======== Supplied information

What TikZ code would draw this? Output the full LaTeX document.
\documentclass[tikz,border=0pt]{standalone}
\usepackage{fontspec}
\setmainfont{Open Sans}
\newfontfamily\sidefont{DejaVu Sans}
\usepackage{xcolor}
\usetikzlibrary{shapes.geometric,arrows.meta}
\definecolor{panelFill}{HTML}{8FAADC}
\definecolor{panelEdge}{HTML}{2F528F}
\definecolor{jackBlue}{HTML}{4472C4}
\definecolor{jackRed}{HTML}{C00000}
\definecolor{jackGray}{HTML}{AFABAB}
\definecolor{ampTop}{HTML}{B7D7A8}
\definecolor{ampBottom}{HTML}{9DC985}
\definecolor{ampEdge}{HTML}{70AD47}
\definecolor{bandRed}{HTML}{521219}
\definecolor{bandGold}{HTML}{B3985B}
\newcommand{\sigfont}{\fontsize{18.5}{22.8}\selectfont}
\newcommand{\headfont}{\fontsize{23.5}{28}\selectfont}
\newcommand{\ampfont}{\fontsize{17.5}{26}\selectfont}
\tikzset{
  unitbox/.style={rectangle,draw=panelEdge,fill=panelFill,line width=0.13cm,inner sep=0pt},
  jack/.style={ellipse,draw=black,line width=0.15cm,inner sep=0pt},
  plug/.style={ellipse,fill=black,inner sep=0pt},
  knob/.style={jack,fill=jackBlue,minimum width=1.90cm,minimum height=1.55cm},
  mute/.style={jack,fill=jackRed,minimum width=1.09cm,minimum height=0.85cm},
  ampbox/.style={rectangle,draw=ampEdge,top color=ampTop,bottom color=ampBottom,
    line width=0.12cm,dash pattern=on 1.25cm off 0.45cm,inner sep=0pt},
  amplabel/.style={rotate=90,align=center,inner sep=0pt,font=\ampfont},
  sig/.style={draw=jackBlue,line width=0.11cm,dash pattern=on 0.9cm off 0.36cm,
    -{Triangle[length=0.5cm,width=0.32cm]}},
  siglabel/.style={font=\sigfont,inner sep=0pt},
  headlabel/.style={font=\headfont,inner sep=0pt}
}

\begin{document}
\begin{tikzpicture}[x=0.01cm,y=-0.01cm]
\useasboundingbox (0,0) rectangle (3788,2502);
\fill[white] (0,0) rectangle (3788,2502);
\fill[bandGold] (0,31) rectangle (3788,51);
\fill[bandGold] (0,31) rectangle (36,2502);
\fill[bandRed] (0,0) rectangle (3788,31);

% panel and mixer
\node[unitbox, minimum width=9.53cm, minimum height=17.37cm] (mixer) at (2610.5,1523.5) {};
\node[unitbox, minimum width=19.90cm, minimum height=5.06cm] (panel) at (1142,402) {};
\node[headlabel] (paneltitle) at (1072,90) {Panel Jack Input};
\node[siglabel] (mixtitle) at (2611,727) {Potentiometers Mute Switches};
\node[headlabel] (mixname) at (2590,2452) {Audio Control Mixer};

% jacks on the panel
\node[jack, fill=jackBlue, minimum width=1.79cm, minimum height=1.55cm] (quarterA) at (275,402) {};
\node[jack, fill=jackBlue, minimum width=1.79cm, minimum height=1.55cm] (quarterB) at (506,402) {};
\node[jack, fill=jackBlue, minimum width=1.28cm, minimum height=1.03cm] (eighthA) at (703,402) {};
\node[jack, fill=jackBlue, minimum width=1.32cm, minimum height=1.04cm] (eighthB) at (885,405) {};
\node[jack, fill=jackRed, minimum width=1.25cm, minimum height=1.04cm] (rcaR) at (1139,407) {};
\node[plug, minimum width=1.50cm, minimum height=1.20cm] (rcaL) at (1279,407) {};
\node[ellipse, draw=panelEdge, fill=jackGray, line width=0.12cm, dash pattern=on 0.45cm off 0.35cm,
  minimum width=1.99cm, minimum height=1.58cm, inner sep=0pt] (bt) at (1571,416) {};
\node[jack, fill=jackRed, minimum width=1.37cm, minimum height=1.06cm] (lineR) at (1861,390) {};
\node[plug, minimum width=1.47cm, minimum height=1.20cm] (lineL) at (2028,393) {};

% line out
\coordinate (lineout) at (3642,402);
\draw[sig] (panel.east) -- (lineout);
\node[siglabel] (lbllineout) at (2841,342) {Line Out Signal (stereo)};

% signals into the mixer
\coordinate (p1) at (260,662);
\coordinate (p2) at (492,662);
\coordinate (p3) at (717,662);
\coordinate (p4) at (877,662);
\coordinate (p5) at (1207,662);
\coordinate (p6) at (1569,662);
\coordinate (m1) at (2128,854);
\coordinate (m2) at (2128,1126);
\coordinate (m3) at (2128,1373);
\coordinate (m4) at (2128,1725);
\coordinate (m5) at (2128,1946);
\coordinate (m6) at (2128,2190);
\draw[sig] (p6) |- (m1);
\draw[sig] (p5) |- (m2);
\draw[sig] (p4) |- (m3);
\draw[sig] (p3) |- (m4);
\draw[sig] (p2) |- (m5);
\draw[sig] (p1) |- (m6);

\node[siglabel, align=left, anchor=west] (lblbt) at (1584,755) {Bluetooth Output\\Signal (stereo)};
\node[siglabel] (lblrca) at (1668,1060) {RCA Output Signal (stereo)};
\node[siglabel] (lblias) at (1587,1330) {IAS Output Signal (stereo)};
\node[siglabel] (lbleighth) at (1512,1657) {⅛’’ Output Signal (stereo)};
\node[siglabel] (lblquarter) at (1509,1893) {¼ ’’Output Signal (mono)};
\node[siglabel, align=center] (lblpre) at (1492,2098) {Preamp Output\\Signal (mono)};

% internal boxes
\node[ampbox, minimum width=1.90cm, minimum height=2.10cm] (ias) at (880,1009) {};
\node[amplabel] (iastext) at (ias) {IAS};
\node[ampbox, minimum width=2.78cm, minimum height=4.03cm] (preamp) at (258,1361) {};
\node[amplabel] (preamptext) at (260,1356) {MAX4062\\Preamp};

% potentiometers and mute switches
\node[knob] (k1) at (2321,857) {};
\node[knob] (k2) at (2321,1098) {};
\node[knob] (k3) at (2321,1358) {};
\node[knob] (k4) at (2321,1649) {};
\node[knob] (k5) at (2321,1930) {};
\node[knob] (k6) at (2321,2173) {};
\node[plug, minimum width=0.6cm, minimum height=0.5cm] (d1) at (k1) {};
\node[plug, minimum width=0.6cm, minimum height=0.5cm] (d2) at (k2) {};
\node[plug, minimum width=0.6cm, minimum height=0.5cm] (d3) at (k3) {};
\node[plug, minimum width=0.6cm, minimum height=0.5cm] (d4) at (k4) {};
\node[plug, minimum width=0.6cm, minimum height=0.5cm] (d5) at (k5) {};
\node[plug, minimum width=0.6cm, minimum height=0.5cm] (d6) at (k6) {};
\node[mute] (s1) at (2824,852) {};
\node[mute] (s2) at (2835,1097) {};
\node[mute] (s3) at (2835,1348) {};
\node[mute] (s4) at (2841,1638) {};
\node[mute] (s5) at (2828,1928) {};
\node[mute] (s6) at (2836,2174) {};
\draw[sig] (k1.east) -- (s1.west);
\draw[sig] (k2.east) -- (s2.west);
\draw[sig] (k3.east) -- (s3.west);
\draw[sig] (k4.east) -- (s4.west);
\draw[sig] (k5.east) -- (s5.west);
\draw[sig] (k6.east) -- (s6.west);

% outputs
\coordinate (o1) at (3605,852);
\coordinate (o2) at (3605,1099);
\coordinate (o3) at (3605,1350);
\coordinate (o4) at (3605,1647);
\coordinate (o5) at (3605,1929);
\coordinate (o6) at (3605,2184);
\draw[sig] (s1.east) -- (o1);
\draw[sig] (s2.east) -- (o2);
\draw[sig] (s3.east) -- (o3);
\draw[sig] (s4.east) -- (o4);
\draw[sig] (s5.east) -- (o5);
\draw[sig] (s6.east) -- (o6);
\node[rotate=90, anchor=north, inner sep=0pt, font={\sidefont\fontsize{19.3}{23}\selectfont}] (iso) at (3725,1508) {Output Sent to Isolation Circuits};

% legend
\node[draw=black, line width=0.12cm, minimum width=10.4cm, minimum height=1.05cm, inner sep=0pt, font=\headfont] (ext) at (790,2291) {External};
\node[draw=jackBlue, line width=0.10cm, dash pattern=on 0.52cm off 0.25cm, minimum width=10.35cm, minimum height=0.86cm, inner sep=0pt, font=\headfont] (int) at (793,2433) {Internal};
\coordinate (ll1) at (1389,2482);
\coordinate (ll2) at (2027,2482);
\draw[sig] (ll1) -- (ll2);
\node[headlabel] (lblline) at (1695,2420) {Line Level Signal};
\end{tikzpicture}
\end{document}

================

**Directions for this task**
Lines from the beginning of the data above through the line containing "(0,0) rectangle (3788,31);" are to be returned exactly, and no others.

**Answer to the problem**
What TikZ code would draw this? Output the full LaTeX document.
\documentclass[tikz,border=0pt]{standalone}
\usepackage{fontspec}
\setmainfont{Open Sans}
\newfontfamily\sidefont{DejaVu Sans}
\usepackage{xcolor}
\usetikzlibrary{shapes.geometric,arrows.meta}
\definecolor{panelFill}{HTML}{8FAADC}
\definecolor{panelEdge}{HTML}{2F528F}
\definecolor{jackBlue}{HTML}{4472C4}
\definecolor{jackRed}{HTML}{C00000}
\definecolor{jackGray}{HTML}{AFABAB}
\definecolor{ampTop}{HTML}{B7D7A8}
\definecolor{ampBottom}{HTML}{9DC985}
\definecolor{ampEdge}{HTML}{70AD47}
\definecolor{bandRed}{HTML}{521219}
\definecolor{bandGold}{HTML}{B3985B}
\newcommand{\sigfont}{\fontsize{18.5}{22.8}\selectfont}
\newcommand{\headfont}{\fontsize{23.5}{28}\selectfont}
\newcommand{\ampfont}{\fontsize{17.5}{26}\selectfont}
\tikzset{
  unitbox/.style={rectangle,draw=panelEdge,fill=panelFill,line width=0.13cm,inner sep=0pt},
  jack/.style={ellipse,draw=black,line width=0.15cm,inner sep=0pt},
  plug/.style={ellipse,fill=black,inner sep=0pt},
  knob/.style={jack,fill=jackBlue,minimum width=1.90cm,minimum height=1.55cm},
  mute/.style={jack,fill=jackRed,minimum width=1.09cm,minimum height=0.85cm},
  ampbox/.style={rectangle,draw=ampEdge,top color=ampTop,bottom color=ampBottom,
    line width=0.12cm,dash pattern=on 1.25cm off 0.45cm,inner sep=0pt},
  amplabel/.style={rotate=90,align=center,inner sep=0pt,font=\ampfont},
  sig/.style={draw=jackBlue,line width=0.11cm,dash pattern=on 0.9cm off 0.36cm,
    -{Triangle[length=0.5cm,width=0.32cm]}},
  siglabel/.style={font=\sigfont,inner sep=0pt},
  headlabel/.style={font=\headfont,inner sep=0pt}
}

\begin{document}
\begin{tikzpicture}[x=0.01cm,y=-0.01cm]
\useasboundingbox (0,0) rectangle (3788,2502);
\fill[white] (0,0) rectangle (3788,2502);
\fill[bandGold] (0,31) rectangle (3788,51);
\fill[bandGold] (0,31) rectangle (36,2502);
\fill[bandRed] (0,0) rectangle (3788,31);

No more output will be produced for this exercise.